> [THE REQUEST] Spot every line with the word "matplotlib" and return it.
——————
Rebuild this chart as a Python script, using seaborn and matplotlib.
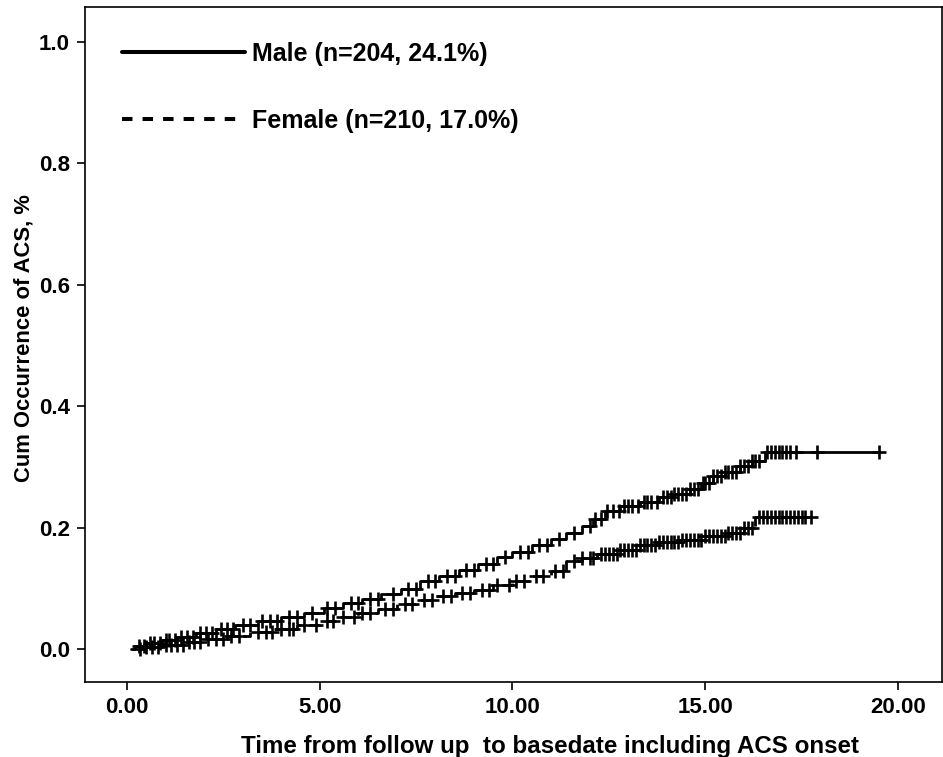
import matplotlib
matplotlib.use("agg")
import matplotlib.pyplot as plt
from matplotlib.lines import Line2D
import numpy as np
import pandas as pd
import seaborn as sns

# event times (years) and cumulative occurrence after each event
male_time = [0.1, 0.2, 0.5, 0.9, 1.3, 1.8, 2.3, 2.8, 3.4, 4.0, 4.6, 5.1, 5.6, 6.1, 6.6,
             7.1, 7.6, 8.1, 8.6, 9.1, 9.6, 10.0, 10.5, 11.0, 11.4, 11.8, 12.1, 12.4,
             12.8, 13.3, 13.8, 14.2, 14.6, 14.9, 15.2, 15.5, 15.9, 16.2, 16.55, 19.5]
male_cum = [0.0, 0.005, 0.010, 0.015, 0.020, 0.026, 0.033, 0.040, 0.047, 0.053, 0.060,
            0.067, 0.076, 0.083, 0.090, 0.099, 0.112, 0.120, 0.130, 0.140, 0.151, 0.160,
            0.172, 0.181, 0.192, 0.202, 0.214, 0.228, 0.236, 0.242, 0.250, 0.256, 0.263,
            0.273, 0.285, 0.292, 0.302, 0.309, 0.324, 0.324]

female_time = [0.3, 0.4, 0.9, 1.5, 2.0, 2.6, 3.2, 3.8, 4.4, 5.0, 5.5, 6.0, 6.5, 7.0, 7.5,
               8.0, 8.5, 9.0, 9.5, 10.0, 10.5, 11.0, 11.4, 11.8, 12.2, 12.8, 13.3, 13.8,
               14.4, 15.0, 15.6, 16.0, 16.3, 17.75]
female_cum = [0.0, 0.003, 0.007, 0.012, 0.017, 0.022, 0.028, 0.034, 0.040, 0.046, 0.053,
              0.060, 0.066, 0.074, 0.081, 0.087, 0.092, 0.098, 0.105, 0.112, 0.120, 0.128,
              0.145, 0.150, 0.157, 0.163, 0.172, 0.176, 0.180, 0.187, 0.191, 0.200, 0.217,
              0.217]

# censored observations
male_censor = [0.3, 0.45, 0.6, 0.7, 0.85, 1.0, 1.1, 1.25, 1.4, 1.55, 1.7, 1.9, 2.05, 2.2,
               2.45, 2.6, 2.75, 3.0, 3.2, 3.5, 3.7, 3.9, 4.2, 4.4, 4.8, 5.2, 5.4, 5.8, 6.0,
               6.3, 6.5, 6.9, 7.3, 7.5, 7.8, 8.0, 8.3, 8.5, 8.8, 9.0, 9.3, 9.5, 9.8, 10.2,
               10.4, 10.7, 10.9, 11.2, 11.6, 12.0, 12.15, 12.3, 12.45, 12.6, 12.75, 12.9,
               13.0, 13.1, 13.25, 13.4, 13.5, 13.6, 13.75, 13.9, 14.0, 14.1, 14.2, 14.3,
               14.4, 14.5, 14.6, 14.7, 14.8, 14.95, 15.0, 15.1, 15.2, 15.3, 15.4, 15.5,
               15.6, 15.7, 15.8, 15.9, 16.0, 16.1, 16.2, 16.3, 16.4, 16.6, 16.7, 16.8,
               16.9, 17.0, 17.1, 17.2, 17.35, 17.9, 19.5]
female_censor = [0.35, 0.5, 0.65, 0.8, 1.0, 1.15, 1.3, 1.45, 1.6, 1.75, 1.9, 2.1, 2.3, 2.5,
                 2.7, 2.9, 3.4, 3.6, 3.75, 4.0, 4.2, 4.3, 4.6, 4.9, 5.2, 5.35, 5.6, 5.9, 6.1,
                 6.3, 6.7, 6.9, 7.2, 7.4, 7.7, 7.9, 8.2, 8.4, 8.7, 8.9, 9.2, 9.4, 9.6, 9.9,
                 10.1, 10.3, 10.6, 10.8, 11.1, 11.3, 11.6, 11.8, 12.0, 12.1, 12.3, 12.4,
                 12.5, 12.6, 12.7, 12.8, 12.9, 13.0, 13.1, 13.2, 13.3, 13.4, 13.5, 13.6,
                 13.7, 13.8, 13.9, 14.0, 14.1, 14.2, 14.3, 14.4, 14.5, 14.6, 14.7, 14.8,
                 14.9, 15.0, 15.1, 15.2, 15.3, 15.4, 15.5, 15.6, 15.7, 15.8, 15.9, 16.0,
                 16.1, 16.2, 16.4, 16.5, 16.6, 16.7, 16.8, 16.9, 17.0, 17.1, 17.2, 17.3,
                 17.4, 17.5, 17.6, 17.75]

labels = ["Male (n=204, 24.1%)", "Female (n=210, 17.0%)"]
x_ticks = [0, 5, 10, 15, 20]
y_ticks = [0.0, 0.2, 0.4, 0.6, 0.8, 1.0]


def censor_points(times, cum, censor):
    t = np.array(times)
    c = np.array(cum)
    idx = np.searchsorted(t, censor, side="right") - 1
    return pd.DataFrame({"t": censor, "y": c[idx]})


sns.set_style("ticks")
plt.rcParams["font.family"] = ["Liberation Sans", "DejaVu Sans"]
for key in ["text.color", "axes.labelcolor", "xtick.color", "ytick.color"]:
    plt.rcParams[key] = "black"

fig = plt.figure(figsize=(9.43, 7.57), dpi=100)
ax = fig.add_axes([0.0901, 0.0991, 0.9088, 0.8917])

male_df = pd.DataFrame({"t": male_time, "y": male_cum})
female_df = pd.DataFrame({"t": female_time, "y": female_cum})

sns.lineplot(data=male_df, x="t", y="y", ax=ax, color="black", lw=2.0,
             drawstyle="steps-post", estimator=None, sort=False)
sns.lineplot(data=female_df, x="t", y="y", ax=ax, color="black", lw=2.0,
             drawstyle="steps-post", estimator=None, sort=False, linestyle=(0, (4, 3)))

for times, cum, cens in [(male_time, male_cum, male_censor),
                         (female_time, female_cum, female_censor)]:
    sns.scatterplot(data=censor_points(times, cum, cens), x="t", y="y", ax=ax,
                    marker="+", s=90, color="black", linewidth=1.9, zorder=3)

ax.set_xlim(-1.09, 21.14)
ax.set_ylim(-0.054, 1.057)
ax.set_xticks(x_ticks)
ax.set_yticks(y_ticks)
ax.set_xticklabels(["%.2f" % v for v in x_ticks], weight="bold", fontsize=16)
ax.set_yticklabels(["%.1f" % v for v in y_ticks], weight="bold", fontsize=16)
ax.tick_params(direction="out", length=6, width=1.2, color="black", pad=5)
for sp in ax.spines.values():
    sp.set_visible(True)
    sp.set_linewidth(1.2)
    sp.set_color("black")

ax.set_xlabel("Time from follow up  to basedate including ACS onset",
              weight="bold", fontsize=17.4)
ax.set_ylabel("Cum Occurrence of ACS, %", weight="bold", fontsize=15.8)
ax.xaxis.set_label_coords((550 - 85) / 857, -0.095)
ax.yaxis.set_label_coords(-0.071, 0.51)
ax.xaxis.label.set_va("center")
ax.yaxis.label.set_va("center")

handles = [Line2D([], [], color="black", lw=2.9),
           Line2D([], [], color="black", lw=2.9, linestyle=(0, (2.6, 2.5)))]
fig.legend(handles, labels, loc="upper left", bbox_to_anchor=(122 / 943, 1 - 42 / 757),
           frameon=False, prop={"weight": "bold", "size": 18}, handlelength=4.92,
           handletextpad=0.28, labelspacing=1.72, borderpad=0, borderaxespad=0)

fig.savefig("out.png", dpi=100)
——————
> [OUTPUT FOR THIS EXERCISE]
Rebuild this chart as a Python script, using seaborn and matplotlib.
import matplotlib
matplotlib.use("agg")
import matplotlib.pyplot as plt
from matplotlib.lines import Line2D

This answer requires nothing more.